Aggressive masculinity on display in Fort McMurray concerns Sociologist
WHITEHORSE – Dr. Shawkat Shareef is worried about Fort McMurray. The city of over 60,000 people in northern Alberta draws workers for its lucrative oil and gas projects from all over the world. It is a multi-cultural city, yet efforts by local government and resource companies to advocate a more inclusive and socially sustainable community could be undermined by the sheer number of single, wealthy, transient young men who live and work there.
Shareef is a developmental sociologist who has moved to Whitehorse with his family to teach at Yukon College after 12 years at the University of Alberta. In 2012, he spent 10 months living and working in Fort McMurray, and is alarmed by what he saw in what has been described as Canada’s manliest city.
“There is an unabated flow of cash. An open display of wealth by the young men of this city breeds a kind of arrogant, hostile masculinity, because they don’t have to depend on anyone else for anything,” said Shareef.
While there, he saw resource companies and the Wood Buffalo Regional Municipality launch a variety of community programs, but he questions their ability to address the preconditions for social and cultural sustainability.
“Social sustainability, building a community, requires some kind of generosity of spirit and empathy towards society and each other.
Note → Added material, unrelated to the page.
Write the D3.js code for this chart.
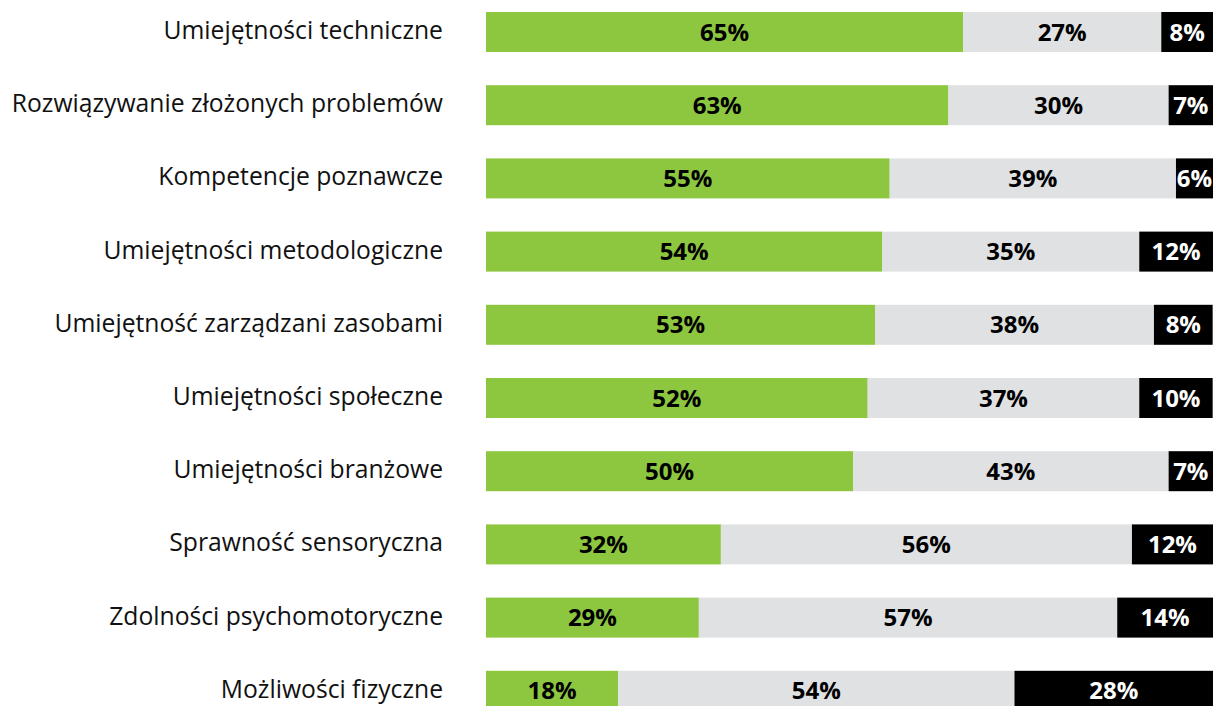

Due to the nature of their work, their long stints in camp, these men are living fragmented, compartmentalized lives that lead them to act out aggressively towards society, towards other people.”
According to Shareef, aggressive masculinity is not necessarily expressed as violence. It can take many hostile forms, such as shunning, belittling, or racially-insensitive jokes. He got to know men from different cultural groups while conducting his research and says expressions of aggressive masculinity are similar regardless of the men’s cultural heritage.
He found that while resource companies have stringent rules in place at the worksite governing acceptable behavior, especially in regards to racism, this is just masking the problem.
“These men don’t want to lose their lucrative jobs, so if they have issues with a co-worker, whether practical or cultural, they will keep quiet. They will not talk to one another. The men are isolated and their frustrations boil away under the surface, which can lead to a very harmful co-existence between groups of people living in and around Fort McMurray.”
Shareef is hoping his initial research will provoke further study and debate in this rather contemporary area of how we create socially sustainable communities.
Dr. Shareef will present his research and share personal stories from his time in the city in his talk, Money, Masculinity, and Sustainability: Some thoughts and worries for Fort McMurray which will take place on Wednesday October 16, from 12 p.m. to 1 p.m. in room A2103 at Ayamdigut Campus. This free talk is part of the Yukon College Brown Bag Lunch Speaker Series.